We live in a wonderful age where the advancements of medical technology have extended our lives by several years. We have advanced surgical procedures and can fix many ailments by just taking a pill. However, with all these advances also comes many problems.
One of the biggest issues facing the population is how dangerous prescription drugs can be. While medications have the potential to save lives and improve our quality of life, they can also have some awful side effects. More than likely, you’ve heard about the opioid epidemic, but other drugs can be just as dangerous. One of these classes of drugs is blood thinners.
What Are Blood Thinners?
Blood thinners are medications prescribed for patients who are at risk of developing blood clots. They can be administered after surgery or for patients who have a sedentary lifestyle. Blood thinners include warfarin or Coumadin, Heparin and Xarelto, among others, and Xarelto and warfarin are being called the most dangerous.
Blood thinners have evolved to become more effective. Aspirin is the most common and widely used blood thinner, and it doesn’t require a prescription to take. However, it doesn’t work for everyone, which is why other types of blood thinners have been developed.
Warfarin, or Coumadin, has been the go-to blood thinner since the 1950s. Since then, new blood thinners have been developed and are currently being prescribed to patients. Unlike warfarin, many of these new blood thinners don’t require monthly blood tests to ensure they are working correctly, but each one works differently for each patient. For example, warfarin works better than some of the newer medications for patients who have mechanical heart valves or kidney failure. However, all blood thinners have their dangers.
What Makes Blood Thinners Dangerous?
Blood thinners act by making your blood unable to clot normally. Clotting is important when the body gets injured so that the bleeding stops. If your blood didn’t clot, something as minor as a paper cut could cause you to bleed to death.

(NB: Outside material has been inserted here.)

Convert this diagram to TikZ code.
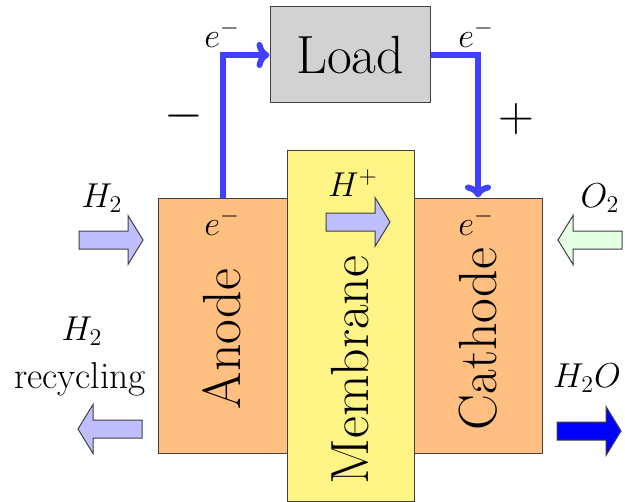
\documentclass[tikz,border=0pt]{standalone}
\usetikzlibrary{arrows.meta}
\definecolor{membr}{RGB}{255,245,135}
\newcommand{\bigfnt}{\fontsize{26.9}{32}\selectfont}
\newcommand{\smfnt}{\fontsize{18.7}{22}\selectfont}
\begin{document}
\begin{tikzpicture}[x=0.5pt,y=-0.5pt,
  cell/.style={draw=black!75, line width=0.5pt, fill=orange!50, minimum width=64.5pt, minimum height=127.5pt, inner sep=0pt},
  membox/.style={draw=black!75, line width=0.5pt, fill=membr, minimum width=63.5pt, minimum height=175pt, inner sep=0pt},
  loadbox/.style={draw=black!75, line width=0.5pt, fill=gray!35, minimum width=80pt, minimum height=48pt, inner sep=0pt, font=\bigfnt},
  bigtxt/.style={font=\bigfnt, inner sep=0pt},
  smalltxt/.style={font=\smfnt, inner sep=0pt},
  wire/.style={draw=blue!75, line width=3pt, -{Computer Modern Rightarrow[length=6.5pt,width=13pt,round]}},
  fatR/.pic={\path[pic actions] (0,-9) -- (49,-9) -- (49,-24.5) -- (64,0) -- (49,24.5) -- (49,9) -- (0,9) -- cycle;},
  flow/.style={draw=black!75, line width=0.5pt}
]
\useasboundingbox (0,0) rectangle (625,502);

% cells
\node[cell] (anode) at (222.5,325.5) {};
\node[cell] (cathode) at (478,325.5) {};
\node[membox] (membrane) at (350.5,326) {};
\node[loadbox] (load) at (350,55) {Load};

% cell labels
\node[bigtxt, rotate=90] (anodetxt) at (222,339) {Anode};
\node[bigtxt, rotate=90] (membtxt) at (350,370) {Membrane};
\node[bigtxt, rotate=90] (cathtxt) at (478,339) {Cathode};

% wires
\draw[wire] (anode.north) |- (load.west);
\draw[wire] (load.east) -| (cathode.north);

% electron labels
\node[smalltxt] (eA) at (222,34) {$e^-$};
\node[smalltxt] (eC) at (476,34) {$e^-$};
\node[smalltxt] (eAin) at (222,222) {$e^-$};
\node[smalltxt] (eCin) at (476,222) {$e^-$};
\node[bigtxt] (minus) at (184,116) {$-$};
\node[bigtxt] (plus) at (516,119) {$+$};

% proton
\node[smalltxt] (hplus) at (353,183) {$H^+$};
\pic[flow, fill=blue!25] (hpa) at (326,222) {fatR};

% inputs / outputs
\node[smalltxt] (h2in) at (102,198) {$H_2$};
\pic[flow, fill=blue!25] (h2a) at (79,240) {fatR};
\node[smalltxt] (o2in) at (600,198) {$O_2$};
\pic[flow, fill=green!10, xscale=-1] (o2a) at (622,240) {fatR};
\node[smalltxt, anchor=base] (h2rec) at (82,340) {$H_2$};
\node[smalltxt, anchor=base] (h2rectxt) at (80,388) {recycling};
\pic[flow, fill=blue!25, xscale=-1] (h2ra) at (142,429) {fatR};
\node[smalltxt] (h2o) at (587,378) {$H_2O$};
\pic[flow, fill=blue] (h2oa) at (557,431) {fatR};
\end{tikzpicture}
\end{document}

However, blood clots can form in parts of your body even when you aren’t injured. It’s possible for these clots to then travel into your lungs, causing a pulmonary embolism. Blood clots can also travel into the heart, causing a heart attack, or into the brain, causing a stroke. All of these are life-threatening issues. If you are susceptible to blood clots, your doctor will prescribe blood thinners to prevent any potential issues.
Since blood thinners slow down your blood’s natural ability to clot, getting an injury — even a minor one — can become life-threatening because your body won’t be able to stop the bleeding. Some prescription blood thinners can be reversed by administering Vitamin K, which then allows your blood to clot normally.
Blood thinners on their own can be harmful, but the risk factor increases when they are mixed with other substances, including other prescription drugs, alcohol or recreational drugs.
What Can Be Done to Decrease the Dangers of Blood Thinners?
If your doctor prescribed blood thinners for you, there’s probably a good reason. The best-case scenario is they will work for you the way they are supposed to, and you won’t have any adverse reactions. However, the best way to ensure this happens is to follow a few rules when taking prescribed blood thinners.
Find out exactly why you are being prescribed the medication so you know why you are at risk. Asking questions and being informed about your health and your medications is never a bad thing. Having open dialogue with your doctor or pharmacist is also a good way to obtain that information and to have everyone on the same page when it comes to your health.
All prescription medications come with information about the dose, ingredients and how often you are supposed to take them during the day. When it comes to blood thinners, you’ll need to follow those instructions to the letter. Doing this will ensure that you aren’t abusing your medication and that you aren’t putting yourself at greater risk.
Your medication should also come with information about side effects and about which individuals shouldn’t take the drug. Read through all directions carefully to make sure the medication is right for you. If you don’t understand or have questions about the side effects, talk to your doctor or pharmacist so you completely understand the risks.
Avoid anything that might interact with your prescription medication. This can include other medications, food and drinks. As mentioned earlier, Vitamin K is a good way to counteract the effects of blood thinners, so you’ll want to avoid foods rich in this nutrient or taking supplements that have Vitamin K — otherwise, your medication won’t be as effective as it’s supposed to be.
Alcohol also thins your blood, so you’ll want to avoid drinking while taking blood thinners. If you do, it could lead to potentially serious problems. If you take more than one prescription medication, you’ll want to talk to your doctor or pharmacist about whether they will interact with one another and if that will cause health issues.
When it comes to your health, you need to be your biggest advocate, although your doctor will know what processes and medications will work best for your condition. Communicate with your health provider so you get the best care and know all the risks involved in taking prescription medication.